In November 2024, the FASB issued ASU 2024-03, “Income Statement—Reporting Comprehensive Income—Expense Disaggregation Disclosures (Subtopic 220-40): Disaggregation of Income Statement Expenses,” which requires disclosure of additional disaggregated information about significant expenses within relevant income statement captions, such as purchases of inventory, employee compensation, depreciation, amortization and depletion. The new guidance is effective for annual periods beginning after December 15, 2026, and interim periods within annual periods beginning after December 15, 2027. We are currently evaluating the impact of this standard on our consolidated financial statements.

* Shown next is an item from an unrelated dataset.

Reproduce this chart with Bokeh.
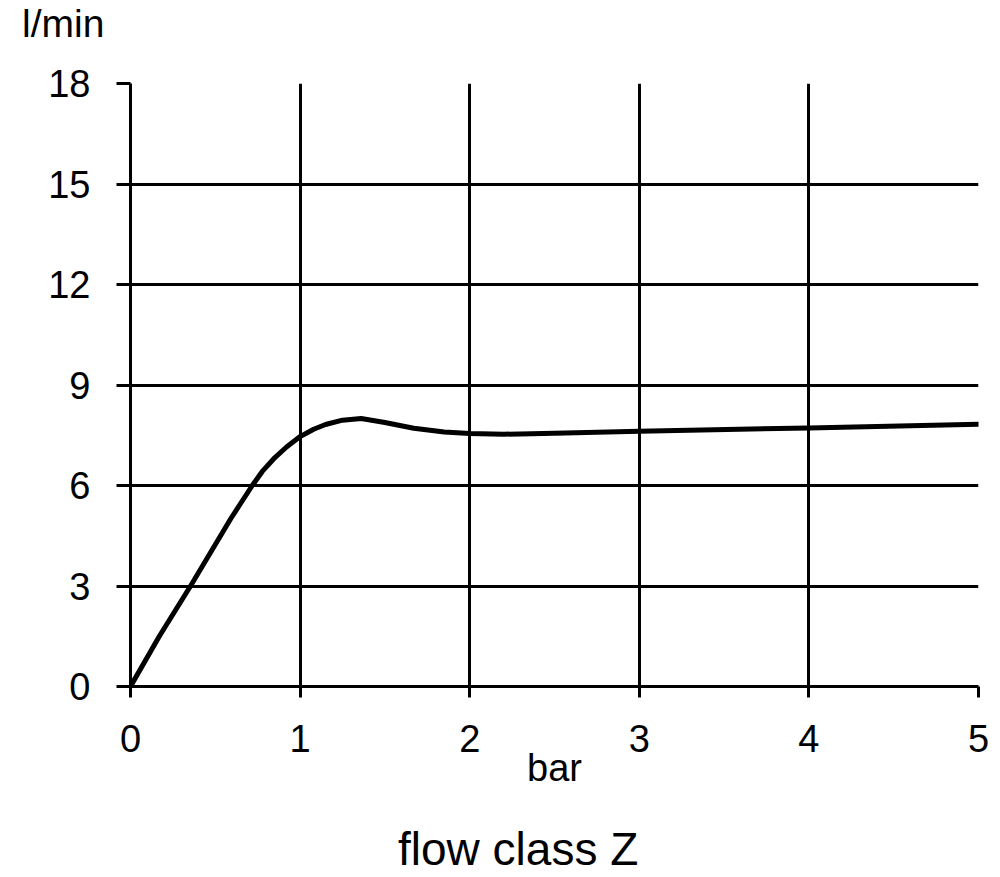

In December 2023, the FASB issued ASU 2023-09, “Income Taxes (Topic 740): Improvements to Income Tax Disclosures,” which is intended to enhance the transparency and decision usefulness of income tax disclosures. Notably, the ASU requires entities to disclose specific categories in the effective tax rate reconciliation and provide additional information for reconciling items that meet a quantitative threshold, as well as disclosures of income taxes paid disaggregated by jurisdiction. ASU 2023-09 is effective for annual periods beginning after December 15, 2024 on a prospective basis. Retrospective application to each period presented in the financial statements is permitted. We are currently evaluating the impact of this standard on our consolidated financial statements.

In October 2023, the FASB issued ASU 2023-06, “Disclosure Improvements—Codification Amendments in Response to the SEC’s Disclosure Update and Simplification Initiative.” This ASU modifies the disclosure or presentation requirements of a variety of Topics in the Codification by aligning them with the SEC’s regulations. The amendments to the various Topics should be applied prospectively, and the effective date for the Company for each amendment will be determined based on the effective date of the SEC’s removal of the related disclosure from Regulation S-X or Regulation S-K. If the SEC has not removed the applicable requirement by June 30, 2027, then the related amendment in ASU 2023-06 will be removed from the Codification and will not become effective. Early adoption of this ASU is prohibited. We do not expect the amendments in this ASU to have a material impact on the disclosures or presentation in our consolidated financial statements.